Woodies to receive highest tennis honour
Legendary Australian doubles pair Todd Woodbridge and Mark Woodforde will receive the International Tennis Federation's (ITF) highest accolade, the Philippe Chatrier Award.
Legendary Australian doubles pair Todd Woodbridge and Mark Woodforde will receive the International Tennis Federation’s (ITF) highest accolade, the Philippe Chatrier Award.
The award will be presented at the 2014 ITF World Champions Dinner on 3 June during the French Open, starting this week in Paris.

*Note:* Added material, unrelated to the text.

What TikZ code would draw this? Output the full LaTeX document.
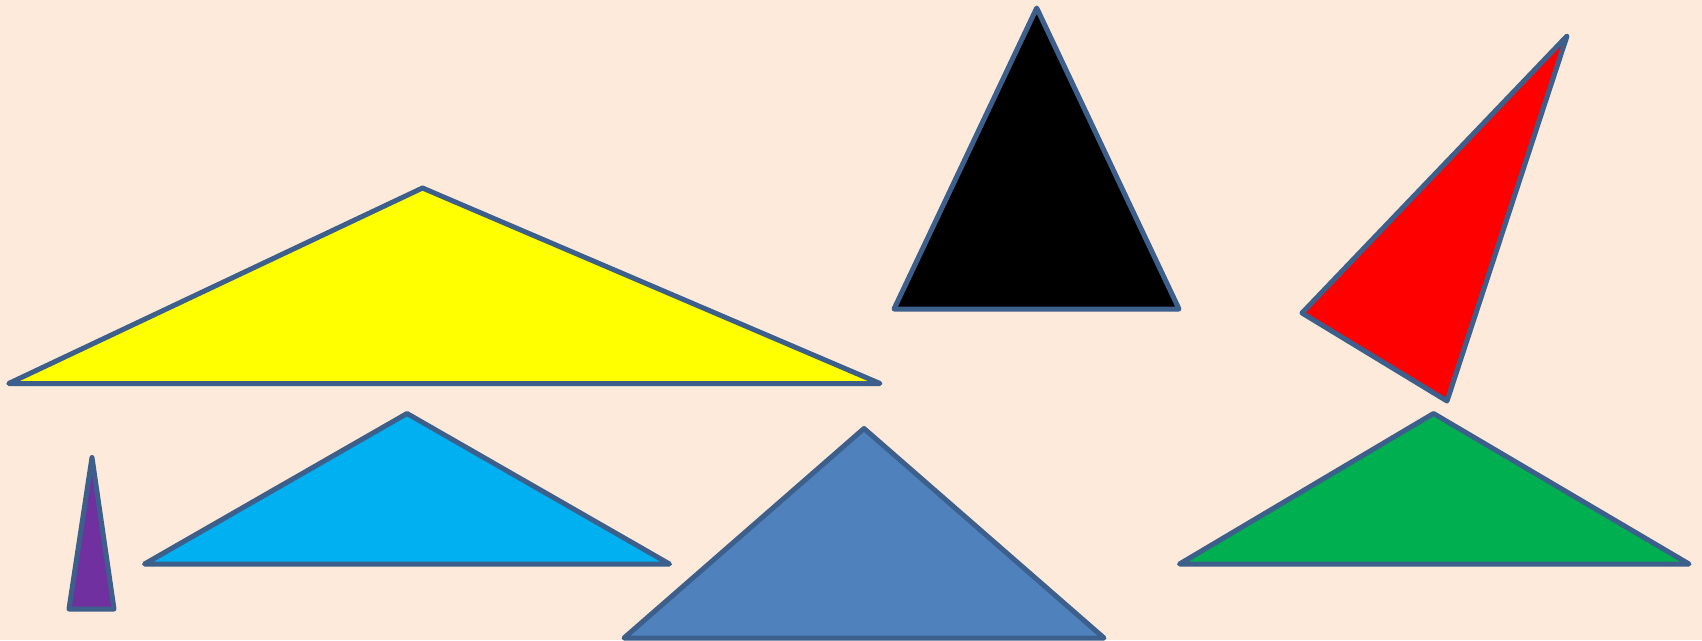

The Philippe Chatrier Award, named after the former ITF President, was introduced in 1996 and is awarded each year for outstanding contributions to tennis.
Woodbridge and Woodforde become the first doubles team to receive the honour, joining fellow Australian recipients Rod Laver, Margaret Court and Neale Fraser, plus Billie Jean King, John McEnroe, Martina Navratilova and 2013 winner, the All England Club.
Woodbridge and Woodforde, known as the Woodies, enjoyed outstanding results from 1990 to 2000, winning 11 Grand Slam men’s doubles titles and a total of 61 tournaments. Their greatest success came at Wimbledon, where they are the only men’s partnership in the Open era to win five straight titles (1993-97), and hold the Open era record of six championships.
The Woodies won the Olympic gold medal in Atlanta in 1996 and, four years later, took silver in Sydney. In Davis Cup, they compiled a 14-2 record, scoring the vital doubles point that helped Australia defeat France for the title in 1999.
The pair completed their set of Grand Slam titles when they won the elusive Roland Garros crown in 2000, shortly before adding their sixth Wimbledon title. When Woodforde retired after the 2000 Olympics, they had a 508-137 career record.
The Woodies’ dedication on court has been matched by their varied roles as coaches, commentators, administrators and mentors. They will be honoured both for their achievements and their commitment to tennis.
ITF President Francesco Ricci Bitti said Woodbridge and Woodforde were unbeatable in their prime.
Woodforde said it was such an honour to receive the award as Philippe Chatrier was a true pioneer of world tennis.
“I’m moved so deeply that Todd and I will be joining such grand champions and following in the footsteps of the other Aussies to receive this accolade,” he said.
“To be the first doubles team honoured not only highlights the success of the Woodies on court but also recognises our continual involvement with this cherished sport via our international media duties as well as our coaching and player development roles back home in Australia.”
Woodbridge said it was such an honour and unexpected.
“I still get enormous joy out of tennis and being able to give back from my experiences is a pleasure in both coaching and broadcasting,” he said.